In questi giorni di ferie al paese dei miei genitori sto celebrando la Messa delle 7.30 del mattino, un po’ per fare un atto di carità verso i miei confratelli locali, che di solito devono dirla tutti i giorni dell’anno, ma soprattutto perché mi piace svegliarmi con la luce naturale dell’alba, e muovermi in un momento della giornata in cui il caldo non fa ancora da padrone.
Stamattina all’omelia ho visto i volti delle persone (neppure poche!) radunate in chiesa illuminarsi quando ho detto loro: “Anche voi siete monaci benedettini!”
Perché cos’è, in effetti, un monaco benedettino?
Dobbiamo mettere tra parentesi la nostra idea attuale del monachesimo, di solito clericalizzato: oggi i monaci sono per lo più sacerdoti che svolgono ottimamente funzioni pastorali e liturgiche, oppure, nella variante eremitica dei trappisti e dei certosini, che non cessa di attrarre, persone che hanno scelto una dimensione radicalmente contemplativa, nella solitudine e nel silenzio.
I monaci di Benedetto erano piuttosto uomini che, guidati dal loro desiderio di conversione, vivevano insieme e, alternando la preghiera liturgica ai lavori più disparati, bonificavano il mondo.

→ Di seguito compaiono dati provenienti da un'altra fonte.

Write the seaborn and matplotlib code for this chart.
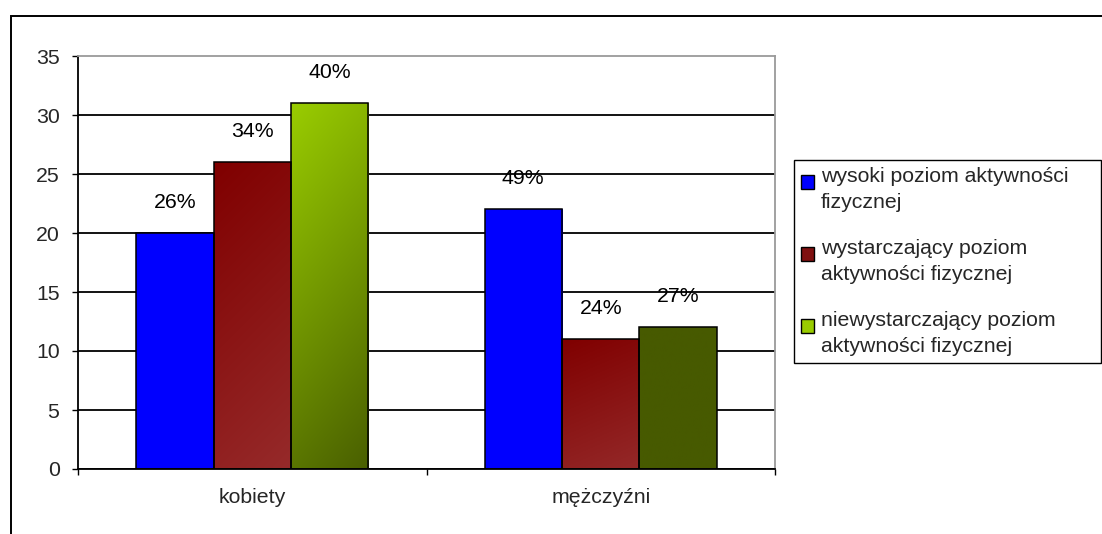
import numpy as np
import pandas as pd
import matplotlib
matplotlib.use("Agg")
import matplotlib.pyplot as plt
import seaborn as sns
from matplotlib.patches import Rectangle
from matplotlib.legend_handler import HandlerPatch
from matplotlib.colors import to_rgb

# --- data -------------------------------------------------------------
groups = ["kobiety", "mężczyźni"]
levels = [
    "wysoki poziom aktywności\nfizycznej",
    "wystarczający poziom\naktywności fizycznej",
    "niewystarczający poziom\naktywności fizycznej",
]
kobiety = [20, 26, 31]
mezczyzni = [22, 11, 12]
yticks = [0, 5, 10, 15, 20, 25, 30, 35]

# fill of each bar: (top-left colour, bottom-right colour), per level and group
fills = {
    levels[0]: [("#0000FF", "#0000FF"), ("#0000FF", "#0000FF")],
    levels[1]: [("#800000", "#962A2A"), ("#800000", "#942828")],
    levels[2]: [("#99CC00", "#4A6000"), ("#475A00", "#475A00")],
}
legend_colors = ["#0000FF", "#7F1010", "#99CC00"]

FS = 15.3

df = pd.DataFrame({
    "grupa": np.repeat(groups, len(levels)),
    "poziom": levels * len(groups),
    "liczba": kobiety + mezczyzni,
})

sns.set_style("ticks")
plt.rcParams["font.family"] = ["Liberation Sans", "DejaVu Sans"]

fig = plt.figure(figsize=(11.02, 5.34), dpi=100)
ax = fig.add_axes([78 / 1102, 1 - 469 / 534, (775 - 78) / 1102, (469 - 56) / 534])

sns.barplot(
    data=df, x="grupa", y="liczba", hue="poziom", hue_order=levels,
    order=groups, palette=legend_colors, width=0.667, saturation=1,
    edgecolor="black", linewidth=1.1, legend=False, ax=ax,
)

# gradient fills clipped to each bar
ny, nx = 64, 32
yy, xx = np.mgrid[0:1:ny * 1j, 0:1:nx * 1j]
tt = np.clip(0.8 * yy + 0.2 * xx, 0, 1)[..., None]
for level, cont in zip(levels, ax.containers):
    for bar, (c0, c1) in zip(cont, fills[level]):
        x, w, h = bar.get_x(), bar.get_width(), bar.get_height()
        img = (1 - tt) * np.array(to_rgb(c0)) + tt * np.array(to_rgb(c1))
        im = ax.imshow(img, extent=(x, x + w, 0, h), origin="upper",
                       aspect="auto", zorder=1.5, interpolation="bilinear")
        im.set_clip_path(bar)
        bar.set_facecolor("none")
        bar.set_zorder(2)

# percentage of each group, written above its bar
for level, cont in zip(levels, ax.containers):
    for gi, bar in enumerate(cont):
        vals = kobiety if gi == 0 else mezczyzni
        v = bar.get_height()
        pct = round(v / sum(vals) * 100)
        ax.annotate(f"{pct}%", (bar.get_x() + bar.get_width() / 2, v),
                    xytext=(0, 22), textcoords="offset points",
                    ha="center", va="center", fontsize=FS, color="black")

ax.set_xlim(-0.5, 1.5)
ax.set_ylim(0, 35)
ax.set_yticks(yticks)
ax.set_xlabel("")
ax.set_ylabel("")

# grid
ax.set_axisbelow(True)
ax.yaxis.grid(True, color="black", linewidth=1.3)
ax.get_ygridlines()[-1].set_visible(False)

for side in ["left", "bottom"]:
    ax.spines[side].set_color("black")
    ax.spines[side].set_linewidth(1.3)
for side in ["top", "right"]:
    ax.spines[side].set_visible(True)
    ax.spines[side].set_color("#9a9a9a")
    ax.spines[side].set_linewidth(1.3)

ax.tick_params(axis="y", direction="out", length=4.3, width=1.0,
               color="black", pad=9, labelsize=FS)
ax.tick_params(axis="x", which="major", length=0, pad=14, labelsize=FS)
ax.set_xticks([-0.5, 0.5, 1.5], minor=True)
ax.tick_params(axis="x", which="minor", direction="out", length=4.3,
               width=1.0, color="black")

# legend
def shifted_square(legend, orig_handle, xdescent, ydescent, width, height, fontsize):
    return Rectangle((-xdescent, -ydescent + 0.36 * fontsize), width, height)

handles = [Rectangle((0, 0), 1, 1, facecolor=c, edgecolor="black", linewidth=1.0)
           for c in legend_colors]
leg_x0, leg_x1 = 794 / 1102, 1101 / 1102
leg_y1, leg_y0 = 1 - 160 / 534, 1 - 362 / 534
leg = fig.legend(
    handles, levels, loc="upper left", mode="expand",
    bbox_to_anchor=(leg_x0, leg_y0, leg_x1 - leg_x0, leg_y1 - leg_y0),
    bbox_transform=fig.transFigure,
    frameon=True, fancybox=False, edgecolor="black", framealpha=1,
    fontsize=FS, handlelength=0.6, handleheight=0.6, handletextpad=0.3,
    labelspacing=1.3, borderpad=0.35, borderaxespad=0,
    handler_map={Rectangle: HandlerPatch(patch_func=shifted_square)},
)
leg.get_frame().set_linewidth(1.0)
for t in leg.get_texts():
    t.set_linespacing(1.42)

# outer chart frame
fig.add_artist(Rectangle((11 / 1102, -0.1), 1.2, 1.1 - 16 / 534,
                         transform=fig.transFigure, fill=False,
                         edgecolor="black", linewidth=1.4))

fig.savefig("out.png", dpi=100)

A loro dobbiamo la fecondità e la bellezza di tanti degli scenari rurali di tutta Europa: si costruivano una casetta in qualche zona impervia e pericolosa (paludi, montagne, foreste infestate dai briganti, ecc.), e da lì iniziavano a ripulire, coltivare, costruire. Il tutto scandito dagli orari della preghiera liturgica: “ora et labora”.
Lungi dall’essere luoghi reclusi e impenetrabili, i monasteri benedettini crescendo divennero centri estremamente vitali di incontro, di scambio, di cultura e di arte (anche culinaria!). I monaci, convinti di poter imprimere attorno a sé l’ordine e la bellezza che trovavano dentro di sé nell’incontro con la Parola, man mano recuperarono non solo gli ambienti naturali, ma anche il sapere, salvando dall’oblio i testi degli autori antichi e sviluppando nuovi saperi. Lavoro informato dalla bellezza, bellezza alimentata dal lavoro.
Lo stesso abito dei benedettini in origine non era altro che l’abito del contadino: una povera tunica scura, con una cintura per metterci gli attrezzi di lavoro. Non erano sacerdoti, come non era stato sacerdote Benedetto: nei monasteri più grandi c’era qualche monaco che aveva anche questa funzione, che però non sarebbe mai stato lo specifico di questa forma di vita.
Perché il nucleo della vocazione benedettina, che la rende perennemente interessante e attraente, è proprio questo: vivere una vita sapienzialmente ordinata, scandita dal ritmo del tempo cosmico e liturgico, per trasporre questo stesso ordine nell’ambiente circostante, e ridargli vita.
E questa non è forse la vocazione propria a ogni cristiano?
Queste persone che, fedelmente, ogni mattina iniziano la giornata con la partecipazione alla Messa seguita dalla recita delle Lodi, per poi andare a ciò a cui le chiamano i loro impegni, così come i tanti ragazzi e ragazze che, negli ultimi dieci anni, hanno accettato la mia proposta di sperimentarsi nella vita comunitaria guidata da una regola, e che intrecciano la condivisione e la preghiera allo studio e al lavoro, e ancora più in generale tutti quelli che prendono sul serio l’impegno della vita quotidiana intelaiandolo sulla preghiera, stanno vivendo, forse senza saperlo, forme attualizzate di monachesimo benedettino: la loro cella è interiore, e vi ritornano ritmicamente con la preghiera disseminata nella giornata, e il loro campo da arare è il pezzetto di mondo di cui sono chiamate a prendersi cura.
Come furono Benedetto e i suoi a salvare l’Europa dal caos e dalla miseria, così, oggi, saranno queste persone che credono nella bellezza, che non separano Dio dalla vita, e che anzi tenendoli insieme rendono divine tutte le cose della vita, a salvare questo nostro mondo atomizzato.